Christine Wenc著「Funny Because It’s True: How The Onion Created Modern American News Satire」

Funny Because It's True

Christine Wenc著「Funny Because It’s True: How The Onion Created Modern American News Satire

1988年にウィスコンシン大学マディソン校の学生たちによって創刊された風刺新聞「The Onion」の歴史についての本。

一般の新聞のスタイルを取りつつ社会や政治を風刺したりパロディにする同紙は、マディソンと同じくリベラルな文化のある大学街で主に売られ人気を博したが、ウェブサイト公開とともに影響力を増し、2000年代にジョン・スチュアートやスティーヴン・コーベアによるニュース番組風のコメディ番組の登場に先駆けたほか、ときにはパロディとして書かれた記事の内容が国外のメディアによって事実として紹介されたり、陰謀論を信じる人たちによって根拠として引用されたりもした。ビジネスとしてはニューヨークに本拠地を移転したところ家賃などの経費が増え破綻しかけたり、経営者と労働者の対立や既に自分に割り当てられた所有権を売却して離れていた創業者がそれに担ぎ出されて迷惑かけたりとか、ドタバタが過ぎる。大学の仲間で創業してたまたまうまくいったから続いてしまったけど、本来事業を成功させられるような体制ではなかったことが分かる。

またThe Onionの歴史にはメディア環境の激変も強く関わってくる。インターネットへのアクセスが普及したことでウェブサイトを設立すると、風刺新聞の記事とは気づかないまま同紙の記事を読んで信じ込んでしまう人が頻出したし、ケーブルテレビの一般化・拡大、そして24時間ニュースを流す専門チャンネルの登場により、それまでの中立的なニュースだけでなく保守やリベラルの立場に偏向したニュース・エンターテインメントの番組が増えThe Onionへの競争相手になる。ニュースの形態でウソの話を通してその背後にある社会や政治の真実を明らかにするThe Onionのスタイルと、同じようにニュースの形態でウソの話をまるで真実であるかのように報じるFOX Newsなどのあり方はまったく異なるのだけれど、外見的にそれらを区別するには前提となる知識や政治への理解が必要となる。

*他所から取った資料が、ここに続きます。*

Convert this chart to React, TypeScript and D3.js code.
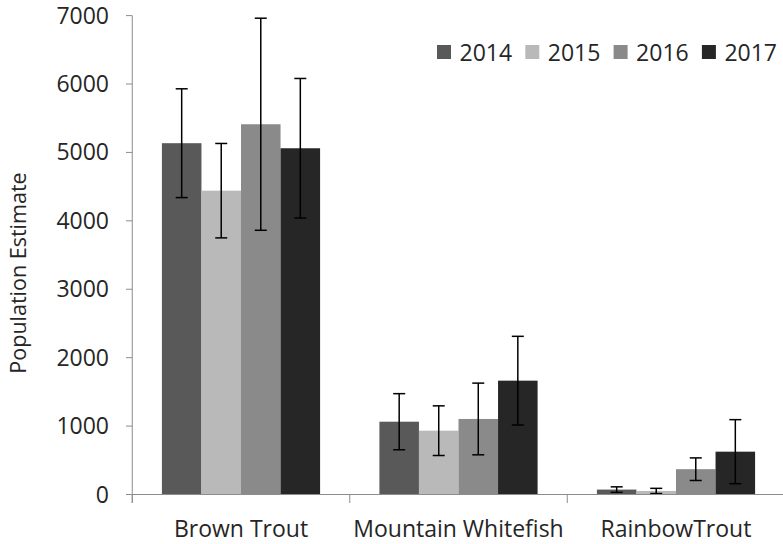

またブロードバンド・インターネットの普及とともに動画サイトが活発になると、The Onionでも独自の24時間ケーブルチャンネルの番組、という設定で風刺ニュースの動画を流すが、ソーシャルメディアが広まり人々がごく短い動画を求めるようになるとそれなりのセットアップを必要とする同紙の面白さは伝わらなくなり苦労する。また、思い切って制作したThe Onionの映画は予定以上の予算と時間をかけても迷走したあげく劇場公開ではなくDVDで販売することになり酷評された。でも数百年の歴史があるThe Onionが20世紀の数々の重大事件をどう報じたか当時の一面を通して示す、という設定の「Our Dumb Century」は細かいところまであらゆるパターンの風刺が詰まっていて名作だと思っている。

そういえばしばらくThe Onionの記事を見かけないなあ(たぶんわたしがあんまりソーシャルメディアを見ないからだと思うけど)と思ってサイトに行ってみたら、いまもかわらずキレキレの風刺記事を掲載していておもしろかったのだけれど、いまのアメリカの状況って風刺してどうかなる段階じゃないと思うのよね… ジョン・スチュアートの影響がピークだった時にも言われたけれど、仮に多くの若者がThe Daily Showなどのニュース風コメディ番組を通して政治について(ニュース番組で学べる以上に)学んだとしても、あーおもしろかった、こいつバカだなあ、あいつはけしからん、としてエンターテインメントとして消費するだけになっては駄目なんだよほんとに。あとThe Onionのコメディがパンチアップ(弱者ではなく強者を風刺する)に徹している点には一定の安心感を感じるけれど、本書の表紙を見ると分かるとおり歴史的に主に白人男性が書いて白人男性が読むメディアであり、そこに欠落している視点も多いと思う。